**WHAT IS EXPECTED:** Copy exactly the lines from the one containing "The picture is" through the one containing "const months2 = [[-8.5, -2.2], [-5.1, -2.6]];", both included, and nothing else.

**PROVIDED DATA:**
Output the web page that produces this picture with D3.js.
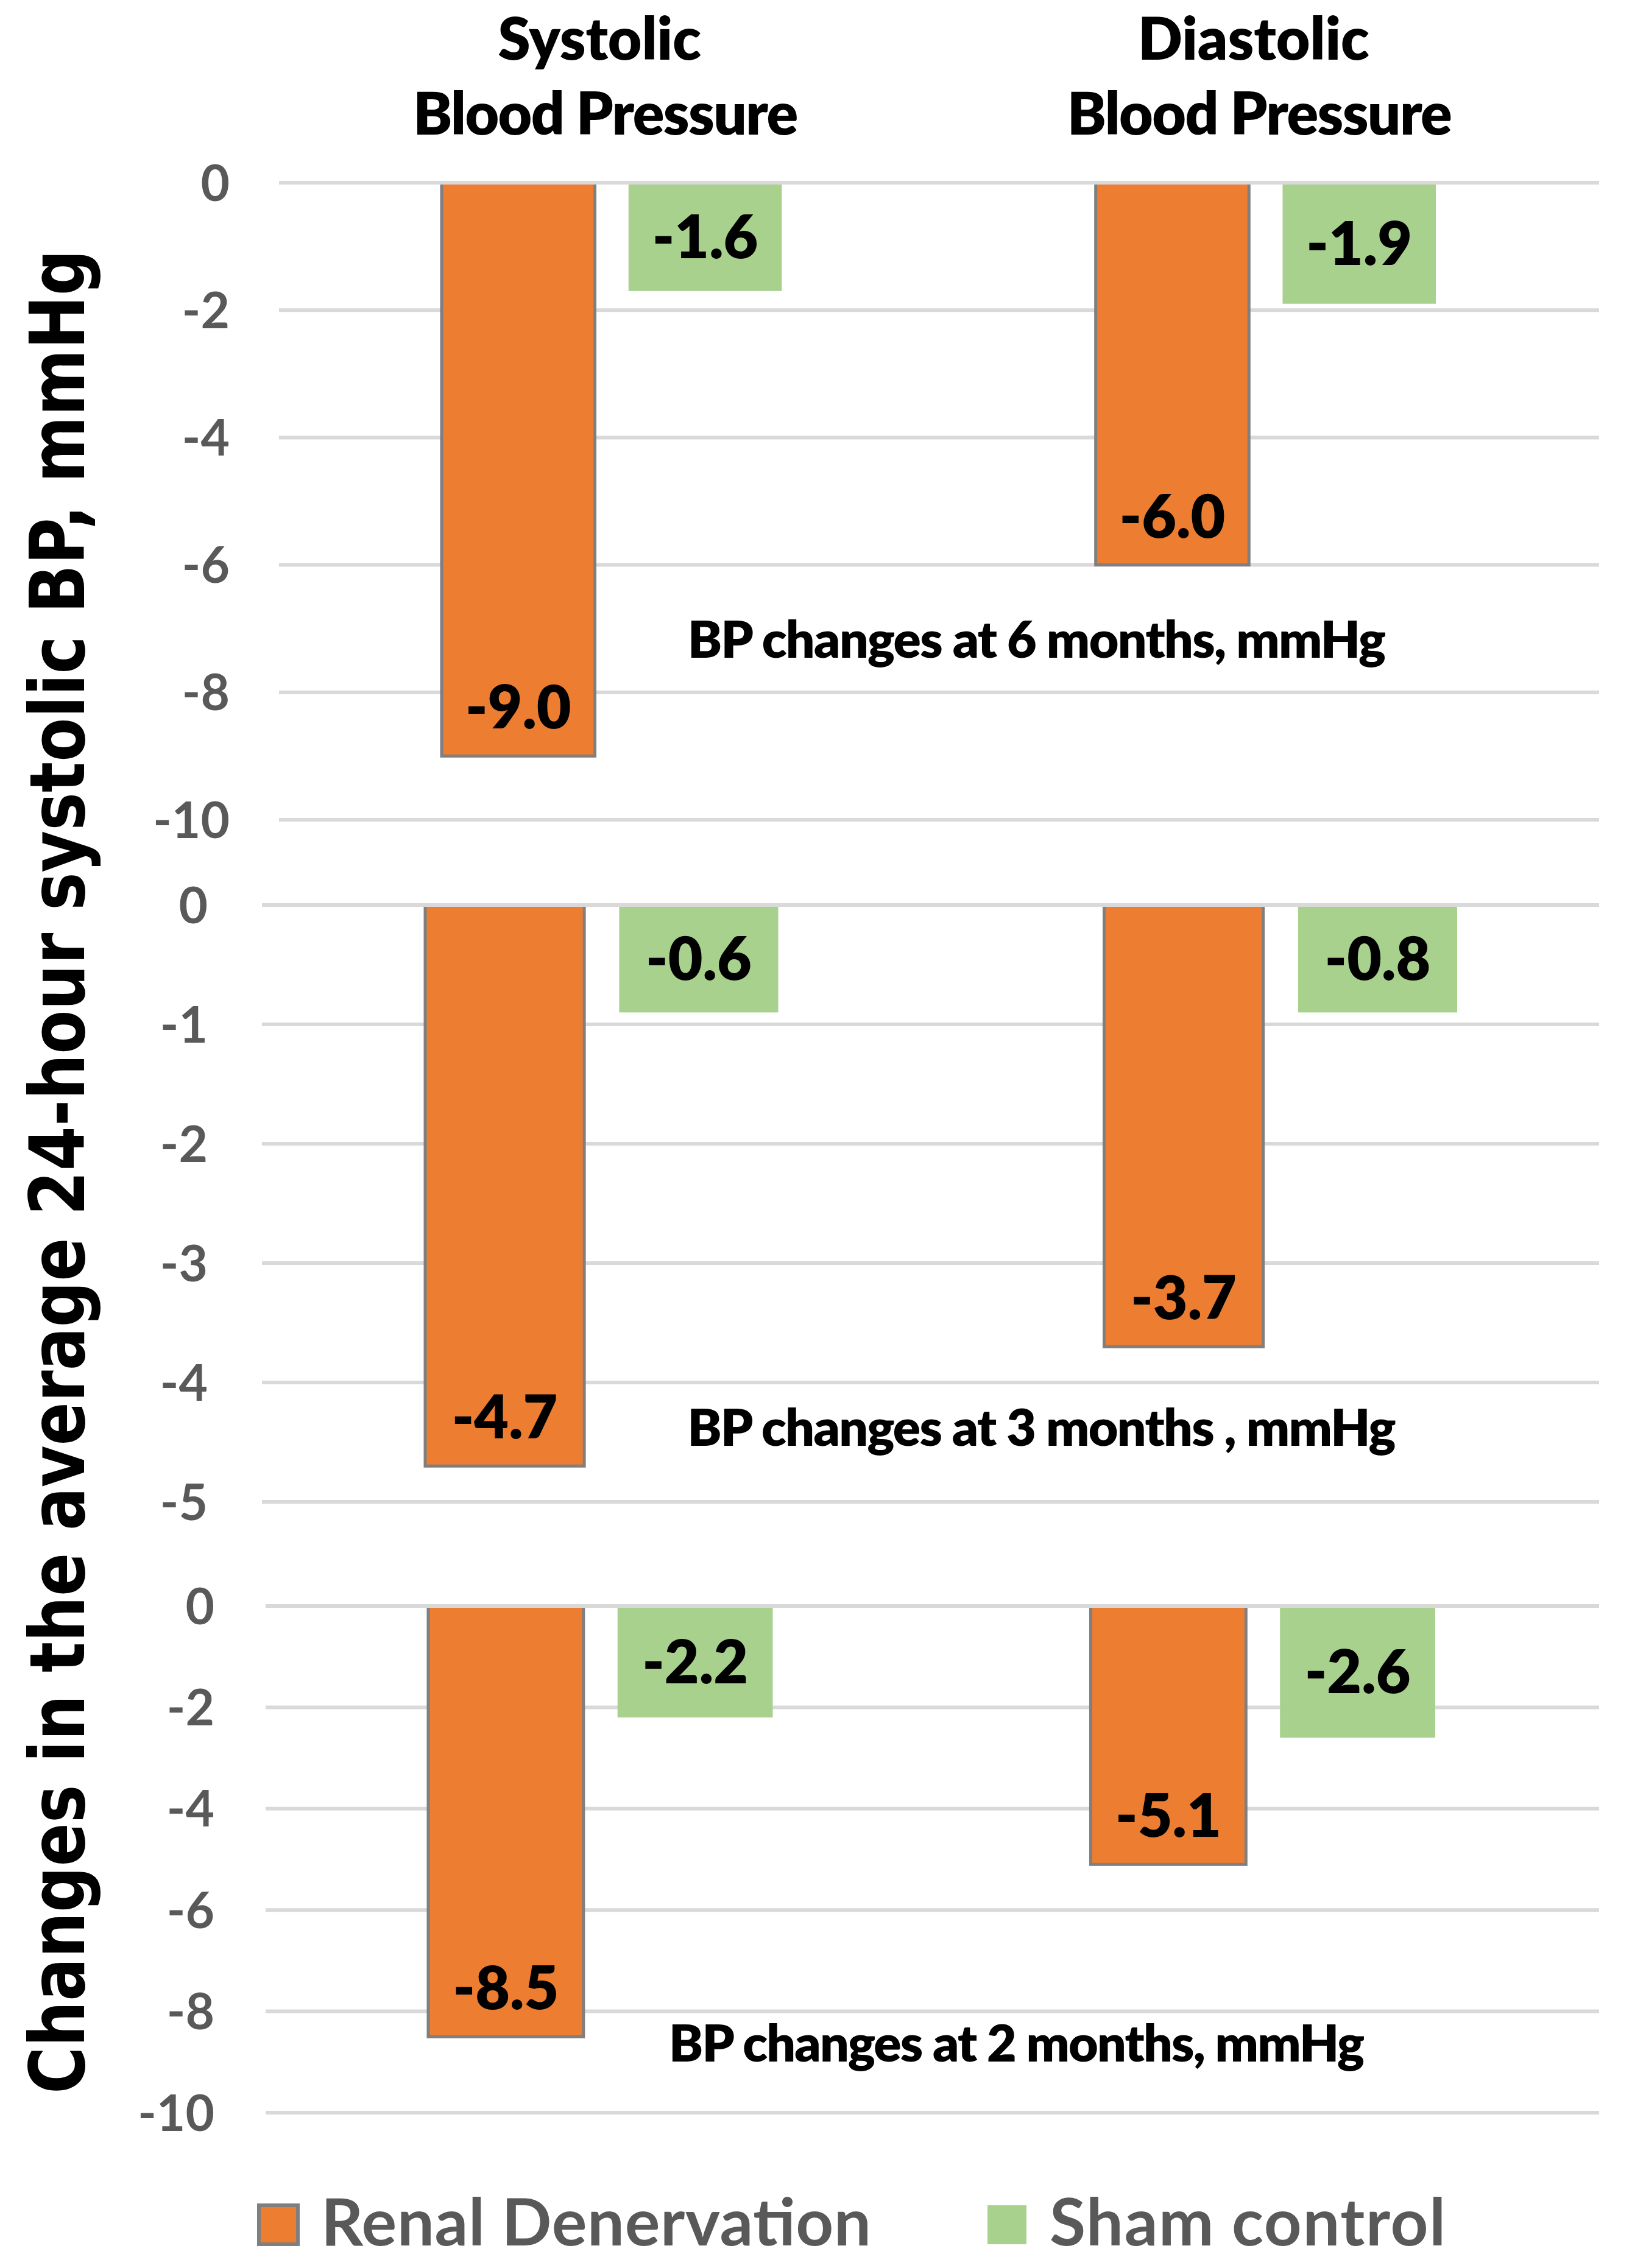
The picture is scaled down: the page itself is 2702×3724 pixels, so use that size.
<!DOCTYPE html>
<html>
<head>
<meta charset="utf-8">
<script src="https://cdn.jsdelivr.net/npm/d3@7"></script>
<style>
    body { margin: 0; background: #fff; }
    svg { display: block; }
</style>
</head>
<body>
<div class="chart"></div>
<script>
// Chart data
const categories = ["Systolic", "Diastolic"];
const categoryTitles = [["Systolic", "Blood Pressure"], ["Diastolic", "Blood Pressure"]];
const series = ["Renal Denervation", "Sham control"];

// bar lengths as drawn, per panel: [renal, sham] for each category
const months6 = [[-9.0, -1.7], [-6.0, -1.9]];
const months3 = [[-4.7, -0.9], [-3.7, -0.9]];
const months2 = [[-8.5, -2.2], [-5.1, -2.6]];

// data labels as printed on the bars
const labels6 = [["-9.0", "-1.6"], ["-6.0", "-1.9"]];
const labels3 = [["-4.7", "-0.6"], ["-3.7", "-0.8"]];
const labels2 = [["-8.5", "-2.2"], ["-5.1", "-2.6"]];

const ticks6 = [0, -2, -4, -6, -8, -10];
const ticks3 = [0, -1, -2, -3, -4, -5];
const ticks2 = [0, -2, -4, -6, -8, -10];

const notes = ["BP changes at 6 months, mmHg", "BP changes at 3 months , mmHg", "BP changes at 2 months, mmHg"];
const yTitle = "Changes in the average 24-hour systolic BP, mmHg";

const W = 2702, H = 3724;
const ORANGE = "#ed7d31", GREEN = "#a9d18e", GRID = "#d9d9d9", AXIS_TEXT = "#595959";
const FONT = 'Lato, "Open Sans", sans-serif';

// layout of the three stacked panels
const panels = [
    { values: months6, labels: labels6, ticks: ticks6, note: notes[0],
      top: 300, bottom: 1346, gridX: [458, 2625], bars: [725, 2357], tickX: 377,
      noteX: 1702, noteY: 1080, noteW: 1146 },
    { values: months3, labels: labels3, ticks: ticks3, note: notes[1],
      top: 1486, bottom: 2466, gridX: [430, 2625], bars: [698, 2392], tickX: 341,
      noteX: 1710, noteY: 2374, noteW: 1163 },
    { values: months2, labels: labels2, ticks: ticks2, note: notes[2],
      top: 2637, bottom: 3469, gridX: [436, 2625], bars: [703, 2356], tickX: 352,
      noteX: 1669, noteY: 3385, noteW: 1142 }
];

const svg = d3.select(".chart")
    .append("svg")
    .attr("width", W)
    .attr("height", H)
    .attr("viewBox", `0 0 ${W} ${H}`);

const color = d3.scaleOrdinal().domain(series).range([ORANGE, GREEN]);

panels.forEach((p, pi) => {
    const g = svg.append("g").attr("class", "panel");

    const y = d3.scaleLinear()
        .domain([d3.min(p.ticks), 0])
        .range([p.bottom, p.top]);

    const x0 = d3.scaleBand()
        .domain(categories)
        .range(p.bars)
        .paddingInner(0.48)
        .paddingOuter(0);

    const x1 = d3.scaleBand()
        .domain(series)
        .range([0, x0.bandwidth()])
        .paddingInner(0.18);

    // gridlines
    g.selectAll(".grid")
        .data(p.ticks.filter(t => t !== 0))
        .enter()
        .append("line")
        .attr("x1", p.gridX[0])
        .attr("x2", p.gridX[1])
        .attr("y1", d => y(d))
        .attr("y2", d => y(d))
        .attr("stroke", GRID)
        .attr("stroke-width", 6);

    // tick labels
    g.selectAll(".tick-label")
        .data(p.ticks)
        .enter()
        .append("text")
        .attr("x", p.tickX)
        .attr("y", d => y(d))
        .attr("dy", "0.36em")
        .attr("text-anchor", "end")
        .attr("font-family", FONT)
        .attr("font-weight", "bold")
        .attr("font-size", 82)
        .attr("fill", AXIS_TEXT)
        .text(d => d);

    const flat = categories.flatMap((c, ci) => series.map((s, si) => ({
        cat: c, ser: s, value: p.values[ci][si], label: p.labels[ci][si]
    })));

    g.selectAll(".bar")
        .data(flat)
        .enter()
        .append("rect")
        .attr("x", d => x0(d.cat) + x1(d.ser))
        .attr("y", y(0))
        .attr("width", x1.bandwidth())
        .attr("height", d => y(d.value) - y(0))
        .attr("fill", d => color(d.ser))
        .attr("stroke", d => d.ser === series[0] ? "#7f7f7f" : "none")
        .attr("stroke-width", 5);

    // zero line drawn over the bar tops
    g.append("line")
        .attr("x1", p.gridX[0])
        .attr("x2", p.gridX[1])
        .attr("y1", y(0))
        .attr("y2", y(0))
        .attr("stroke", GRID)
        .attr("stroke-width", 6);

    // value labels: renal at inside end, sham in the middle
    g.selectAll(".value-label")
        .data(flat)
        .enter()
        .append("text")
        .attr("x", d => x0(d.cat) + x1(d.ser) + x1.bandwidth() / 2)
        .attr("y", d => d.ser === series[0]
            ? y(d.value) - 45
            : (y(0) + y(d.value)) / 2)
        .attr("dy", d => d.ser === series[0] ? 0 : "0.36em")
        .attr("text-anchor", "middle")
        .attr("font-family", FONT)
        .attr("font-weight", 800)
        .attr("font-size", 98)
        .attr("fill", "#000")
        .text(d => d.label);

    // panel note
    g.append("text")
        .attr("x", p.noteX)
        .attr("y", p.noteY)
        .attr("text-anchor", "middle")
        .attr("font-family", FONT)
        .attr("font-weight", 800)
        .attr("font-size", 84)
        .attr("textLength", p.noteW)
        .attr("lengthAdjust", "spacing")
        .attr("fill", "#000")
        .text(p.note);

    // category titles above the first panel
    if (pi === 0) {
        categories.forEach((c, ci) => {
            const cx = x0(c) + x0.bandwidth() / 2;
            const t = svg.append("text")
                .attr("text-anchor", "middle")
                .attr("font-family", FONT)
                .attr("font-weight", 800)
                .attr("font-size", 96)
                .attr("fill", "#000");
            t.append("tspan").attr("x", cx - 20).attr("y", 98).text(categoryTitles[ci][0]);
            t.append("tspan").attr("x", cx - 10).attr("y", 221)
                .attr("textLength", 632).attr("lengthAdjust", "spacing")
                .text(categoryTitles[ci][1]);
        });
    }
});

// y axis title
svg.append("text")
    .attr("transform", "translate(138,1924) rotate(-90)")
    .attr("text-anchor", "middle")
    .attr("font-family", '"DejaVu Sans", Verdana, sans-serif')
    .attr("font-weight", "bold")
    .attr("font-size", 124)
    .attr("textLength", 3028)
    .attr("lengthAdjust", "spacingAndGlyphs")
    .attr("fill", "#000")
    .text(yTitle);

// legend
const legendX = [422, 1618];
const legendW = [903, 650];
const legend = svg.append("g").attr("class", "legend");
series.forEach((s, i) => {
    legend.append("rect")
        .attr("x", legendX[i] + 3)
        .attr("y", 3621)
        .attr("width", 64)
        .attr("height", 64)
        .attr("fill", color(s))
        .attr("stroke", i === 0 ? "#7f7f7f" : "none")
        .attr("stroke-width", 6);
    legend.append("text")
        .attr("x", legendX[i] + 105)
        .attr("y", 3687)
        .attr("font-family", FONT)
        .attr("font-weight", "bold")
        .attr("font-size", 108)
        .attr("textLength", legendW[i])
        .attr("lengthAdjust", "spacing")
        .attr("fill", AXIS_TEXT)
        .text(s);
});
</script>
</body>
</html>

**ANSWER TO THIS PROBLEM:**
The picture is scaled down: the page itself is 2702×3724 pixels, so use that size.
<!DOCTYPE html>
<html>
<head>
<meta charset="utf-8">
<script src="https://cdn.jsdelivr.net/npm/d3@7"></script>
<style>
    body { margin: 0; background: #fff; }
    svg { display: block; }
</style>
</head>
<body>
<div class="chart"></div>
<script>
// Chart data
const categories = ["Systolic", "Diastolic"];
const categoryTitles = [["Systolic", "Blood Pressure"], ["Diastolic", "Blood Pressure"]];
const series = ["Renal Denervation", "Sham control"];

// bar lengths as drawn, per panel: [renal, sham] for each category
const months6 = [[-9.0, -1.7], [-6.0, -1.9]];
const months3 = [[-4.7, -0.9], [-3.7, -0.9]];
const months2 = [[-8.5, -2.2], [-5.1, -2.6]];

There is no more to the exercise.